Michael Faraday made discoveries in the field of electricity and magnetism which led to magnetic deflection of streams of electrons (old style TV picture tubes and computer monitors), electric motors, generators, and transformers. Surely we would be in a different world without these? Maxwell gets (and deserves) the credit for systematizing these facts and others in a coherent theory, but the discoveries came first, and Faraday made many of them. Faraday also did wonderful work in chemistry, but that's another post.

By Robert E. Harris (not verified) on 29 Aug 2007 #permalink

The movie is "Forbidden Planet".

By Susan Silberstein (not verified) on 29 Aug 2007 #permalink

Damn! I guess I don't know the classics as well as I should.

Wait for that to be the next Hollywood remake.

Re: #3

we have to be able to sing "Michael Rennie was ill the day The Earth Stood Still".

I guess nobody caught the quote. We geeks seemto be far more into SF than musical films/theater but I'm an exception and I know it's from one of my favorites: Rocky Horror Show/Rocky Horror Picture Show. The phrase "Keanu Reeves was ill the day The Earth Stood Still" breaks the metric from "Science Fiction/Double Feature".

Ribozyme wrote:

"I guess nobody caught the quote. We geeks seem to be far more into SF than musical films/theater but I'm an exception and I know it's from one of my favorites: Rocky Horror Show/Rocky Horror Picture Show. The phrase "Keanu Reeves was ill the day The Earth Stood Still" breaks the metric from "Science Fiction/Double Feature"."

Jinkies, it was the first thing I thought of, but you could fix it a little by making it, "Well, Keanu was ill the day the Earth stood still..." and it would still scan okay. Besides, nobody's going to wonder who "Keanu" was; my gosh, who else IS there?

As for Turing, I very much enjoyed Alan Hodges' biography, which to my mind captured a great deal of the emotional agony Turing labored under.

Finally, I wonder if we might one day recognize the impact of Garrett Hardin, perhaps solely on the basis of the "tragedy of the commons" concept he so lucidly described. Of course he was over the top about some things, but the increasingly obvious relevance of his "commons" analysis is inescapable.

By Josh Hayes (not verified) on 31 Aug 2007 #permalink

Maybe because it's late here and I'm irritable, but I'm a bit tired of lists of "great men" who did some clever thinking. Not that I want to take anything away from their accomplishments. It's just that it pulls the focus away from what's important toward what an individual happened to accomplish.

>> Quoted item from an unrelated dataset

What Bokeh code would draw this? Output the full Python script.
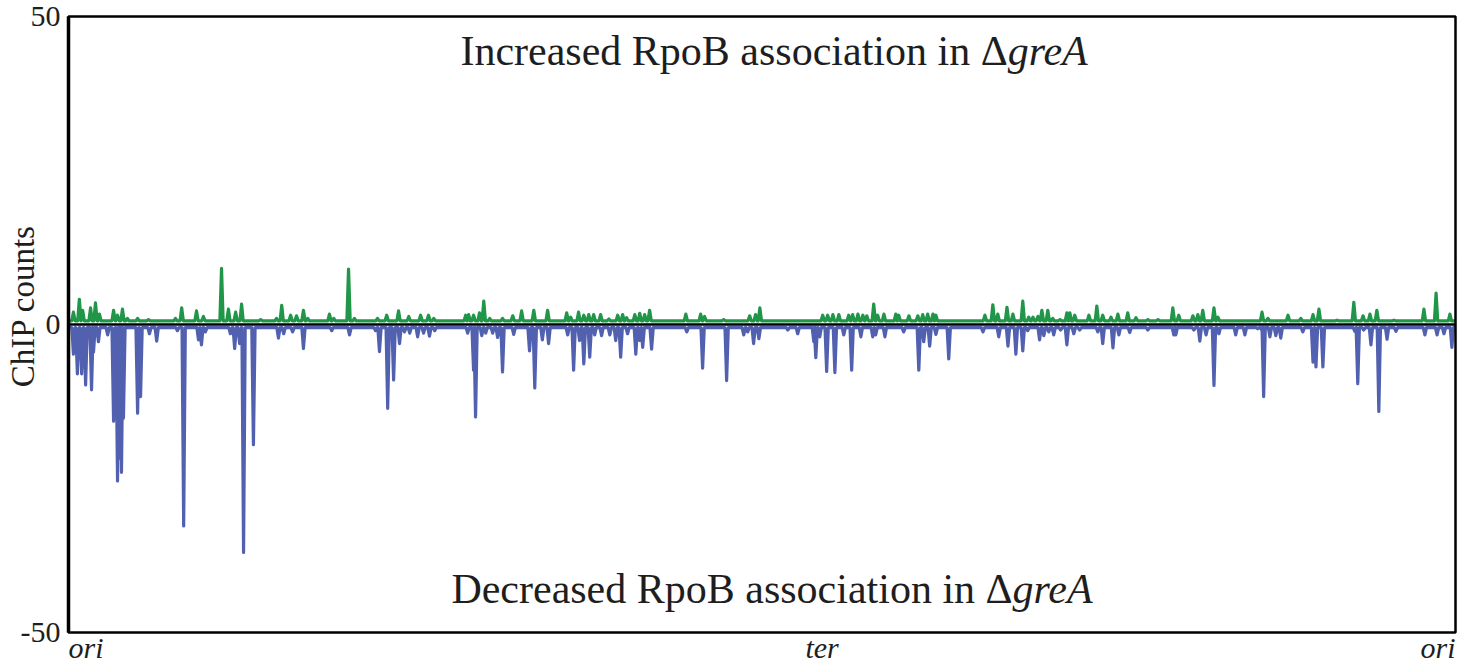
from math import pi

from bokeh.plotting import figure
from bokeh.models import Range1d
from bokeh.core.properties import value
from bokeh.embed import file_html
from bokeh.resources import INLINE

# Genome coordinate (kb) runs ori -> ter -> ori
GENOME_KB = 4215
TER_KB = 2290

# Baselines of the two traces (ChIP counts)
GREEN_BASE = 0.6
BLUE_BASE = -0.5

# Peaks with increased RpoB association in greA deletion (kb, counts)
up_pos = [15, 33, 43, 67, 82, 94, 137, 149, 164, 179, 210, 243, 325, 344, 389, 410,
          465, 486, 508, 526, 584, 632, 648, 675, 693, 714, 727, 793, 806, 851, 869,
          939, 967, 1003, 1034, 1070, 1094, 1110, 1207, 1216, 1231, 1249, 1262, 1280,
          1319, 1350, 1377, 1414, 1456, 1514, 1526, 1550, 1566, 1581, 1596, 1617,
          1642, 1669, 1684, 1696, 1721, 1736, 1751, 1766, 1876, 1921, 1933, 1991,
          2070, 2088, 2101, 2292, 2307, 2323, 2341, 2371, 2383, 2399, 2414, 2426,
          2447, 2459, 2478, 2514, 2523, 2554, 2581, 2596, 2611, 2627, 2636, 2785,
          2809, 2824, 2852, 2870, 2900, 2918, 2931, 2946, 2958, 2976, 2991, 3013,
          3034, 3043, 3058, 3101, 3125, 3143, 3168, 3189, 3219, 3244, 3280, 3311,
          3356, 3374, 3417, 3432, 3447, 3481, 3493, 3627, 3645, 3706, 3745, 3782,
          3800, 3855, 3906, 3934, 3955, 3976, 4028, 4119, 4156, 4198]
up_val = [2.0, 4.1, 2.3, 2.7, 3.5, 1.7, 2.3, 1.5, 2.5, 1.0, 1.0, 0.8, 1.0, 2.7, 2.2, 1.3,
          9.1, 2.5, 2.0, 3.3, 0.8, 1.0, 3.1, 1.5, 1.4, 2.3, 1.0, 1.7, 1.0, 9.0, 1.0,
          1.0, 1.5, 2.2, 1.3, 1.5, 1.5, 1.0, 1.5, 1.6, 1.5, 1.9, 3.8, 1.0,
          1.0, 1.4, 2.2, 2.3, 2.3, 1.9, 1.2, 2.0, 1.5, 1.6, 1.6, 1.6,
          0.9, 1.5, 1.6, 1.1, 1.6, 1.8, 1.6, 2.3, 1.7, 1.7, 1.3, 0.8,
          1.4, 1.6, 2.7, 1.5, 1.5, 1.6, 1.6, 1.5, 1.6, 1.7, 1.5, 1.4,
          3.3, 1.5, 1.7, 1.7, 1.5, 1.4, 1.4, 1.6, 1.7, 1.7, 1.5, 1.5,
          3.2, 1.7, 2.8, 1.7, 3.8, 1.2, 1.2, 1.3, 2.3, 2.3, 1.0, 0.8,
          1.9, 1.9, 1.5, 1.5, 3.0, 1.5, 1.2, 1.7, 1.9, 1.1, 0.8, 0.8,
          2.7, 1.5, 1.4, 1.6, 2.3, 2.7, 1.2, 2.0, 1.0, 1.5, 1.0, 1.6,
          2.5, 0.7, 3.6, 1.4, 1.7, 2.3, 0.7, 2.5, 5.1, 1.7]

# Peaks with decreased RpoB association in greA deletion (kb, counts)
down_pos = [15, 27, 40, 52, 70, 76, 91, 119, 137, 149, 155, 161, 167, 210, 219, 246,
            268, 331, 350, 395, 404, 416, 492, 505, 520, 532, 562, 638, 654, 681, 714,
            800, 854, 933, 945, 970, 988, 1006, 1021, 1037, 1061, 1079, 1097, 1113,
            1213, 1231, 1237, 1256, 1268, 1289, 1304, 1319, 1353, 1401, 1417, 1440,
            1459, 1517, 1535, 1553, 1566, 1584, 1599, 1620, 1645, 1663, 1678, 1699,
            1724, 1736, 1745, 1772, 1879, 1927, 2000, 2052, 2064, 2082, 2098, 2186,
            2216, 2265, 2271, 2283, 2304, 2329, 2356, 2380, 2408, 2444, 2453, 2481,
            2538, 2584, 2599, 2617, 2636, 2675, 2779, 2827, 2855, 2879, 2900, 2915,
            2951, 2964, 2979, 2994, 3015, 3034, 3055, 3073, 3128, 3143, 3174, 3192,
            3225, 3280, 3359, 3365, 3420, 3438, 3457, 3481, 3496, 3547, 3575, 3614,
            3627, 3632, 3651, 3669, 3684, 3751, 3782, 3791, 3812, 3909, 3918, 3936,
            3958, 3982, 4007, 4034, 4122, 4159, 4180, 4204]
down_val = [-4.8, -8.0, -8.0, -9.8, -10.6, -4.5, -2.8, -1.7, -15.7, -25.4, -21.7, -24.0,
            -15.2, -14.4, -11.7, -1.5, -2.7, -1.0, -32.7, -2.5, -3.3, -1.2, -1.5, -3.9,
            -3.1, -37.0, -19.5, -2.2, -1.5, -1.2, -3.9,
            -1.0, -1.7, -1.0, -4.4, -13.6, -9.0, -3.1, -1.2, -1.4, -2.0, -1.4, -1.9, -1.0,
            -1.4, -7.4, -15.0, -1.8, -1.4, -1.4, -2.1, -7.7, -1.6, -4.3, -10.3, -2.5,
            -3.1, -1.7, -7.4, -2.6, -6.4, -5.3, -1.7, -1.8, -1.7, -2.6, -5.3, -1.5,
            -4.8, -2.6, -3.7, -4.0, -1.2, -7.1, -9.1, -1.7, -1.2, -3.1, -2.3, -0.9,
            -1.5, -2.8, -5.4, -2.0, -7.6, -7.8, -1.7, -7.4, -2.0, -2.0, -1.7, -2.0,
            -1.2, -7.4, -2.8, -3.5, -1.6, -5.6, -1.2, -2.0, -3.5, -4.8, -4.3, -1.0,
            -2.5, -1.8, -1.2, -1.7, -0.9, -3.3, -1.5, -0.9, -1.2, -3.1, -3.8, -1.7,
            -1.3, -0.9, -1.7, -1.7, -0.9, -2.7, -1.7, -9.9, -1.5, -1.7, -1.7, -0.7,
            -1.0, -11.7, -2.0, -1.8, -2.2, -1.2, -6.1, -6.9, -6.9, -1.1, -9.6, -0.9,
            -3.3, -14.1, -2.4, -1.1, -1.7, -1.7, -1.5, -3.7]

y_ticks = [-50, 0, 50]
landmark_pos = [0, TER_KB, GENOME_KB]
landmark_text = ["ori", "ter", "ori"]

SERIF = "Liberation Serif"
INK = "#1e1e1e"
GREEN = "#1f9648"
BLUE = "#5260b0"

# Canvas layout (pixels) and the resulting data-per-pixel scales
W, H = 1469, 665
LEFT, RIGHT, TOP, BOTTOM = 68, 14, 16, 33
KX = GENOME_KB / (W - LEFT - RIGHT)
KY = 100 / (H - TOP - BOTTOM)


def trace(pos, val, base, half_width=5.0):
    """Polyline along a baseline with a narrow peak at each position."""
    xs, ys = [0], [base]
    for p, v in sorted(zip(pos, val)):
        xs += [max(p - half_width, 0), p, min(p + half_width, GENOME_KB)]
        ys += [base, v, base]
    xs.append(GENOME_KB)
    ys.append(base)
    return xs, ys


# The frame fills the canvas; the chart box and its labels are drawn in data space
p = figure(width=W, height=H, output_backend="svg", toolbar_location=None,
           x_range=Range1d(-LEFT * KX, GENOME_KB + RIGHT * KX),
           y_range=Range1d(-50 - BOTTOM * KY, 50 + TOP * KY),
           min_border=0, background_fill_color="white", border_fill_color="white")
p.grid.visible = False
p.axis.visible = False
p.outline_line_color = None

gx, gy = trace(up_pos, up_val, GREEN_BASE)
bx, by = trace(down_pos, down_val, BLUE_BASE)
p.line(bx, by, line_color=BLUE, line_width=3.2, line_join="round")
p.line(gx, gy, line_color=GREEN, line_width=3.2, line_join="round")

# Zero line across the box
p.segment(x0=[0], y0=[0], x1=[GENOME_KB], y1=[0], line_color="black", line_width=2.5)

# Chart box, with a heavier left edge
p.quad(left=[0], right=[GENOME_KB], bottom=[y_ticks[0]], top=[y_ticks[-1]],
       fill_color=None, line_color="black", line_width=2.5)
p.segment(x0=[0], y0=[y_ticks[0]], x1=[0], y1=[y_ticks[-1]],
          line_color="black", line_width=3.5)

# y tick labels and axis title
p.text(x=[-8 * KX] * len(y_ticks), y=y_ticks, text=[str(t) for t in y_ticks],
       text_font=value(SERIF), text_font_size="30px", text_color=INK,
       text_align="right", text_baseline="middle")
p.text(x=[-46 * KX], y=[3], text=["ChIP counts"], angle=pi / 2,
       text_font=value(SERIF), text_font_size="33px", text_color=INK,
       text_align="center", text_baseline="middle")

# Genome landmarks under the box
p.text(x=landmark_pos, y=[-52.4] * 3, text=landmark_text,
       text_font=value(SERIF), text_font_style="italic", text_font_size="30px",
       text_color=INK, text_align=["left", "center", "right"],
       text_baseline="middle")

# Captions inside the box: plain lead-in followed by the italic gene name
cap_join = [2854, 2869]
cap_y = [44.4, -43.0]
cap_lead = ["Increased RpoB association in \u0394", "Decreased RpoB association in \u0394"]
p.text(x=cap_join, y=cap_y, text=cap_lead, text_font=value(SERIF),
       text_font_size="42px", text_color=INK, text_align="right",
       text_baseline="middle")
p.text(x=cap_join, y=cap_y, text=["greA", "greA"], text_font=value(SERIF),
       text_font_style="italic", text_font_size="42px", text_color=INK,
       text_align="left", text_baseline="middle")

open("out.html", "w").write(file_html(p, INLINE))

For example, who gets credit for the science of ecology or ecological economics? Or the recognition of anthropogenetic global warming or limits to growth? Then there is the work done in sustainable agriculture and sustainability in general. With concerns of today in mind, seems to me that even a paritial contribution to fields like these should count more toward a list of greatest hits than shining the light on the amazing individual feats of great men.

Perhaps after getting some sleep I can play along more in the spirit of John's post.